**Your task:** Return the lines below exactly, from the first line to the line that contains "const AXIS_COLOR = '#333333';". Leave out pictures.

**Data:**
· · · ·

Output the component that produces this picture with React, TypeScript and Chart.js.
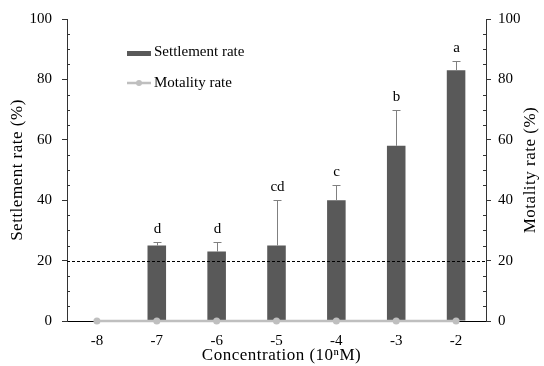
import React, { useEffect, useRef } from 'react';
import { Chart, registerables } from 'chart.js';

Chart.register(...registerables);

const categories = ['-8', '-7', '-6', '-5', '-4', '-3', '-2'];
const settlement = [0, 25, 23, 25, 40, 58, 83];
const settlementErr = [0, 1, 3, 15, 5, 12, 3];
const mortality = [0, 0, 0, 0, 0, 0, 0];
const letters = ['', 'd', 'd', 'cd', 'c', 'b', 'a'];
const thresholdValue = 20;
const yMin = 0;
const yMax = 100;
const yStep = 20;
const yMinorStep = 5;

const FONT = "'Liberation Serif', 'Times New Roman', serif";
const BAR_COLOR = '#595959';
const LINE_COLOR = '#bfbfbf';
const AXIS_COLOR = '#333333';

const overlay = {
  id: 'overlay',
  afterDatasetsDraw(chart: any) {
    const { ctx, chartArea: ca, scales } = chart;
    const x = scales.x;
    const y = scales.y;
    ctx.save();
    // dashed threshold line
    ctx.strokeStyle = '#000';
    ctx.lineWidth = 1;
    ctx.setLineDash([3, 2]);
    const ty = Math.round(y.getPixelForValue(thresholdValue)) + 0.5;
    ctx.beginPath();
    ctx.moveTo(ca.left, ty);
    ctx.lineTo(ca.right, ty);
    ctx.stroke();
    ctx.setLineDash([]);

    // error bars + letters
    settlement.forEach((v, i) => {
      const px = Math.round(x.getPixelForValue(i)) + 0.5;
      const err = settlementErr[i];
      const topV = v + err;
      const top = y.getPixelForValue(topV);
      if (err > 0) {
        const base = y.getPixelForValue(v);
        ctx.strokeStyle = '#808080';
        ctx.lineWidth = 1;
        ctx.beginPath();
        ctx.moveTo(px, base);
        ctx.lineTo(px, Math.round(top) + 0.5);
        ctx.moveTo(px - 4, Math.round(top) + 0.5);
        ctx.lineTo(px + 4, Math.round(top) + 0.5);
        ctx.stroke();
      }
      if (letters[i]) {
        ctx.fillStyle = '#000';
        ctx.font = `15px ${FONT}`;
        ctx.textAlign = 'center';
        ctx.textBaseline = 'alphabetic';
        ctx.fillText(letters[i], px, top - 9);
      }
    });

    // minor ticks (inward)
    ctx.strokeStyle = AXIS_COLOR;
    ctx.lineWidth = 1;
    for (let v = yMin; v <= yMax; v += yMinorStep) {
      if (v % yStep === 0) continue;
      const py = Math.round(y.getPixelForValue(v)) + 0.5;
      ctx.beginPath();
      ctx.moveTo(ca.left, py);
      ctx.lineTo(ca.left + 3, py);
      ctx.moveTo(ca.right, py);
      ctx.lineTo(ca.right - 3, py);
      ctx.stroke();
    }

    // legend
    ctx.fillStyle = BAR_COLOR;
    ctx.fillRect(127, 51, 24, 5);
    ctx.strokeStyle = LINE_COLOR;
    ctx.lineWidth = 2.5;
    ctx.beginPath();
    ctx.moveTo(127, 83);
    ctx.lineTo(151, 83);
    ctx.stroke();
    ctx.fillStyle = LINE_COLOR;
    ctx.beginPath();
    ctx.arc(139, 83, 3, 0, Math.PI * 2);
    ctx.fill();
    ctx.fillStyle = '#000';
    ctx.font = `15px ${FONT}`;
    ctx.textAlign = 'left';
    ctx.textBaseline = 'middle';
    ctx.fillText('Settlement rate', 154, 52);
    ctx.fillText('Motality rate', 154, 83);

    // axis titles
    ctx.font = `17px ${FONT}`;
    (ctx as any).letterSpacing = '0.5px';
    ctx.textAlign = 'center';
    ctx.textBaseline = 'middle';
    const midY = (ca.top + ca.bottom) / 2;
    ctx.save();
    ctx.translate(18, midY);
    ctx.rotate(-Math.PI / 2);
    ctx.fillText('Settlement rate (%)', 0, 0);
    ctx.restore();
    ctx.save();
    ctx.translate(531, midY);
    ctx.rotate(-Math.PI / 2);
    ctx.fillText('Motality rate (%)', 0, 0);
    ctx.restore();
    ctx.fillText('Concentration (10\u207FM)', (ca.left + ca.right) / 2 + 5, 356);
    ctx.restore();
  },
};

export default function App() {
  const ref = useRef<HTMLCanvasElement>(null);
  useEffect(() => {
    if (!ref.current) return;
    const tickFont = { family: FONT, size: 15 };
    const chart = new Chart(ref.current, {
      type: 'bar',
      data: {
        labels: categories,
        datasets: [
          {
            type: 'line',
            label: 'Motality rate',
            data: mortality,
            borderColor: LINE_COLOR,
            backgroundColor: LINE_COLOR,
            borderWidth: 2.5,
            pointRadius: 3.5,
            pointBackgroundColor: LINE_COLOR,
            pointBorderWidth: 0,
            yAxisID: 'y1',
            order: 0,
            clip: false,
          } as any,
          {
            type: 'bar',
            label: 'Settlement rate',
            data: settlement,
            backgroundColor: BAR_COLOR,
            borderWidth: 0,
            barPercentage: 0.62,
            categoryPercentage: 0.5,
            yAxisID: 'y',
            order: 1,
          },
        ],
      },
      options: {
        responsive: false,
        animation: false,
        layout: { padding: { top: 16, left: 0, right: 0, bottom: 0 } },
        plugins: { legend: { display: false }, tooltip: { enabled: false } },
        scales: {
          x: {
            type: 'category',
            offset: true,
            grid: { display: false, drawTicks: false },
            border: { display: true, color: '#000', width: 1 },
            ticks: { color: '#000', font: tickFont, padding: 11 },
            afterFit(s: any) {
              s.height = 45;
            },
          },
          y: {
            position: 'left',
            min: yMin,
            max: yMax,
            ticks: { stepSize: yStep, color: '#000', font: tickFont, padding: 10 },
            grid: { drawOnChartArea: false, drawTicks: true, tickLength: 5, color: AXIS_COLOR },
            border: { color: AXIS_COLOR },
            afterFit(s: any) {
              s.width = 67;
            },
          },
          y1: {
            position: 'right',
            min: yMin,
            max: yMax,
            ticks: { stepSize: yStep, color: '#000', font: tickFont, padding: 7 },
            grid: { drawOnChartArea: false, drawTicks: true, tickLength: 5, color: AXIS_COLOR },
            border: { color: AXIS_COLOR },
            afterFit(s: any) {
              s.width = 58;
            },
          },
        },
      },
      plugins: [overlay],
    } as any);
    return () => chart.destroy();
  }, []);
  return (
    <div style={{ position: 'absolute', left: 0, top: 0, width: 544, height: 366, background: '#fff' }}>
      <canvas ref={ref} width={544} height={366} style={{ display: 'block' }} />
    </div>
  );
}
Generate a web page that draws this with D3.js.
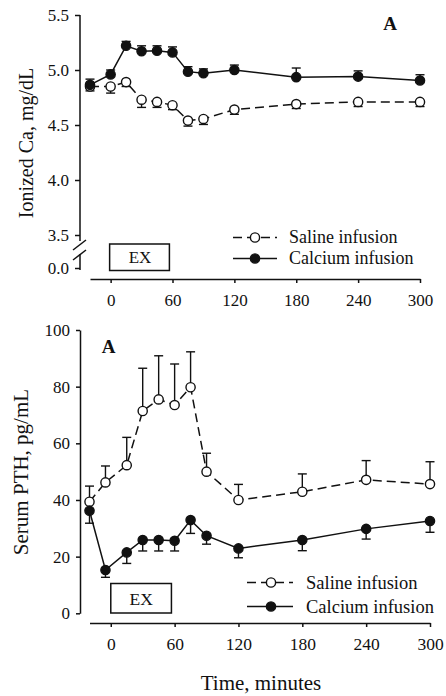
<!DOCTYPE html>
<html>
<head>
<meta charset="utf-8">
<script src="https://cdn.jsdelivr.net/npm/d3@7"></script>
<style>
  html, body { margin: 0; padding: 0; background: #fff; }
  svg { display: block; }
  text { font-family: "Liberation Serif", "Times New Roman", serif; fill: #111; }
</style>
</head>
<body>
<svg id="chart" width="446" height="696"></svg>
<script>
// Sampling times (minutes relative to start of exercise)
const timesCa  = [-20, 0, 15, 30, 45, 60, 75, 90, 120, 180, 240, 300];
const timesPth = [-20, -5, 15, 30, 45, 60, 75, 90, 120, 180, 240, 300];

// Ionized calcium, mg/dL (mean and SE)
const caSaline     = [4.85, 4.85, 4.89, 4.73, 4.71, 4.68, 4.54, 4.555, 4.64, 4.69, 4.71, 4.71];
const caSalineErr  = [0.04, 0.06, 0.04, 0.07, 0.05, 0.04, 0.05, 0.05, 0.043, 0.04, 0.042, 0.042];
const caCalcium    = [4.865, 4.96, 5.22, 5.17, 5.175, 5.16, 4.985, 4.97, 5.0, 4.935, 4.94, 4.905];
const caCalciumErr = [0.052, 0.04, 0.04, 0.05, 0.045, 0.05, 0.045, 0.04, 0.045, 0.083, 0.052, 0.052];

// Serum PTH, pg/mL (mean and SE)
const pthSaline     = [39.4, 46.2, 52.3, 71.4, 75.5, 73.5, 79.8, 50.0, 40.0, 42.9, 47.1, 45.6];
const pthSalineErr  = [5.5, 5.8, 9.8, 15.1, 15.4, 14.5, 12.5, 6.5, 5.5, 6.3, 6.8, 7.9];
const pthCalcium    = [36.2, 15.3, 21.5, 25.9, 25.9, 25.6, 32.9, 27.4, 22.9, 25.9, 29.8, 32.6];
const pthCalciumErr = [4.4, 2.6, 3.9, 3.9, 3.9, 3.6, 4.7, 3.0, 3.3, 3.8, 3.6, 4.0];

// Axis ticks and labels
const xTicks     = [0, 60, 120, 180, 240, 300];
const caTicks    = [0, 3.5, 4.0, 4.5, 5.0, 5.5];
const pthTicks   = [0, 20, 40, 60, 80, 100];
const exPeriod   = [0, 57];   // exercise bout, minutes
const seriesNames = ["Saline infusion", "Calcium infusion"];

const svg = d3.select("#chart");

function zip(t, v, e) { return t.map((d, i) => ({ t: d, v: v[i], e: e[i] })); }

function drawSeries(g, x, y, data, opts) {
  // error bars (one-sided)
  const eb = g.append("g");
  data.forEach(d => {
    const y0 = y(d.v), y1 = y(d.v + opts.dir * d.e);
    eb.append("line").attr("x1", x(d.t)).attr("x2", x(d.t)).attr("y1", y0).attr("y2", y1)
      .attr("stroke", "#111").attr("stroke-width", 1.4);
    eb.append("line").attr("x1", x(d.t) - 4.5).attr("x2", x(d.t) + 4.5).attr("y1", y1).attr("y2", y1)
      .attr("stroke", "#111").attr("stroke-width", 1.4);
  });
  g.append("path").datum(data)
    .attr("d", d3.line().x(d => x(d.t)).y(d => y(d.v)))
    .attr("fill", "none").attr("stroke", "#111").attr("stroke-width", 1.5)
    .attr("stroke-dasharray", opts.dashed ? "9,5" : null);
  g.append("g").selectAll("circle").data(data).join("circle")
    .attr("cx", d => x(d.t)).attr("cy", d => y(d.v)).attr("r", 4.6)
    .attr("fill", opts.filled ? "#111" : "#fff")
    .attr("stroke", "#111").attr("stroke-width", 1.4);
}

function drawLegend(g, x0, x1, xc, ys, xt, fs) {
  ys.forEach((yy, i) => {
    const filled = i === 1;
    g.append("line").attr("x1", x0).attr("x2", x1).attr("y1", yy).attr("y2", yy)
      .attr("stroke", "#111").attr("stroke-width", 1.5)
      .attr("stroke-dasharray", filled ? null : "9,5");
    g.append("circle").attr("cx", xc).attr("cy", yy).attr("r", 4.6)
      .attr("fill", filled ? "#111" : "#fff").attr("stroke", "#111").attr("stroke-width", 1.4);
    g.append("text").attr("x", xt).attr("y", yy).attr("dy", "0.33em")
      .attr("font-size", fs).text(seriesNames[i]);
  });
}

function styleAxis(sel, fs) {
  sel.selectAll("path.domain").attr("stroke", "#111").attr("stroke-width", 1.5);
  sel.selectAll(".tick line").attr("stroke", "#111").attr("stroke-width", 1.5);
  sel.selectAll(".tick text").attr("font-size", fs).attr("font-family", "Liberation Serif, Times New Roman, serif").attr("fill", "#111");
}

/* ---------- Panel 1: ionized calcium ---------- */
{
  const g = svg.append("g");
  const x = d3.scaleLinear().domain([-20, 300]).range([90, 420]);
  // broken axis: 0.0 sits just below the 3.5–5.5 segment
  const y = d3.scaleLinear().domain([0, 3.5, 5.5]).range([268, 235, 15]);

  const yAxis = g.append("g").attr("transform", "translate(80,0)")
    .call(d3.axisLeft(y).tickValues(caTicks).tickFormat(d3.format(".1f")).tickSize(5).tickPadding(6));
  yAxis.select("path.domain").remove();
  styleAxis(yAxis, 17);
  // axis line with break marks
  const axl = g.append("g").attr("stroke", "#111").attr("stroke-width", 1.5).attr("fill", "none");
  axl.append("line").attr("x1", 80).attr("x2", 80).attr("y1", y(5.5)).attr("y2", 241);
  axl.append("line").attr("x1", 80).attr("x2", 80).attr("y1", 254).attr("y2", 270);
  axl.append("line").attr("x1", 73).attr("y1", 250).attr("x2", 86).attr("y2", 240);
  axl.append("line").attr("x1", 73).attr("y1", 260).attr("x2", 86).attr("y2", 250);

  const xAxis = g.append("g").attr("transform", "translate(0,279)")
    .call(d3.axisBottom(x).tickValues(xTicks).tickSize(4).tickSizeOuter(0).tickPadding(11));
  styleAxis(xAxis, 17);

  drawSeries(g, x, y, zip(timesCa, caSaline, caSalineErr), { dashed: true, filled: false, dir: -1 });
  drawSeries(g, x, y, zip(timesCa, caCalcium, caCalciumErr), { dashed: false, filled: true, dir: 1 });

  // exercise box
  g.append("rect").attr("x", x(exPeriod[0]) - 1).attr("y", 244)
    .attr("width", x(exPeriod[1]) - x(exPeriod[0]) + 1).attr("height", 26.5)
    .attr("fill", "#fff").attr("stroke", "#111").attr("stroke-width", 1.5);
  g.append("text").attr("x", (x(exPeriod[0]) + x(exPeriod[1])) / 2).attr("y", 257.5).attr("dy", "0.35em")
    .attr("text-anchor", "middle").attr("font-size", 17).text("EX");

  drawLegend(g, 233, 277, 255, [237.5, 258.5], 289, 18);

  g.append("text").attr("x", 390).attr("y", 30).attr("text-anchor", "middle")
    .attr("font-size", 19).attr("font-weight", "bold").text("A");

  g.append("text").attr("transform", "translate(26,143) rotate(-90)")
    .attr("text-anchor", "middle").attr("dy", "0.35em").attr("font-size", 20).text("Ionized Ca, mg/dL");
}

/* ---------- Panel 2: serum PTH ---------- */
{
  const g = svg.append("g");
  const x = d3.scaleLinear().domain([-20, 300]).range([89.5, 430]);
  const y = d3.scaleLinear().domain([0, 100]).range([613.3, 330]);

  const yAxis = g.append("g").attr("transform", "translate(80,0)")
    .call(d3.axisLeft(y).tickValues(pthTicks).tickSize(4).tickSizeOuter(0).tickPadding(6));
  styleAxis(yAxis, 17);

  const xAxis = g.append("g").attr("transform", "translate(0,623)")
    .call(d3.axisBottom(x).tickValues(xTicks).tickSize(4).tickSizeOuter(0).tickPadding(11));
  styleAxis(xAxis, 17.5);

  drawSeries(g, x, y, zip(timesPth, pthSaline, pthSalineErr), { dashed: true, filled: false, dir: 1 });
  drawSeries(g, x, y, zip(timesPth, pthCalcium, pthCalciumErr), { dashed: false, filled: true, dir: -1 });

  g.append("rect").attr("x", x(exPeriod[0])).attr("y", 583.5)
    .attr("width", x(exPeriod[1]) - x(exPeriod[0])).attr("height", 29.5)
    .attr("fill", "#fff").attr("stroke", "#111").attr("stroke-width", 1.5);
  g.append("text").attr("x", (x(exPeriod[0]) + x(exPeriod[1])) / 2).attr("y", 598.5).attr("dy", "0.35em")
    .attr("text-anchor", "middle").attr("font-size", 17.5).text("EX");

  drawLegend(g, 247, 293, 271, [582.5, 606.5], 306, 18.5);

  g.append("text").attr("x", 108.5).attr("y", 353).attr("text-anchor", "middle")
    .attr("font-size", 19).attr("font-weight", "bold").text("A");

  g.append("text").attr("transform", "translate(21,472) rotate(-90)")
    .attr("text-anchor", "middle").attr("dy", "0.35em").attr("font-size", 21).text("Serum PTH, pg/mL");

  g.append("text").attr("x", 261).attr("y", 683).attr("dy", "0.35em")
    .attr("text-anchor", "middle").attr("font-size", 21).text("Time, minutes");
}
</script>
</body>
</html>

· · · ·

**Task response:**
Output the component that produces this picture with React, TypeScript and Chart.js.
import React, { useEffect, useRef } from 'react';
import { Chart, registerables } from 'chart.js';

Chart.register(...registerables);

const categories = ['-8', '-7', '-6', '-5', '-4', '-3', '-2'];
const settlement = [0, 25, 23, 25, 40, 58, 83];
const settlementErr = [0, 1, 3, 15, 5, 12, 3];
const mortality = [0, 0, 0, 0, 0, 0, 0];
const letters = ['', 'd', 'd', 'cd', 'c', 'b', 'a'];
const thresholdValue = 20;
const yMin = 0;
const yMax = 100;
const yStep = 20;
const yMinorStep = 5;

const FONT = "'Liberation Serif', 'Times New Roman', serif";
const BAR_COLOR = '#595959';
const LINE_COLOR = '#bfbfbf';
const AXIS_COLOR = '#333333';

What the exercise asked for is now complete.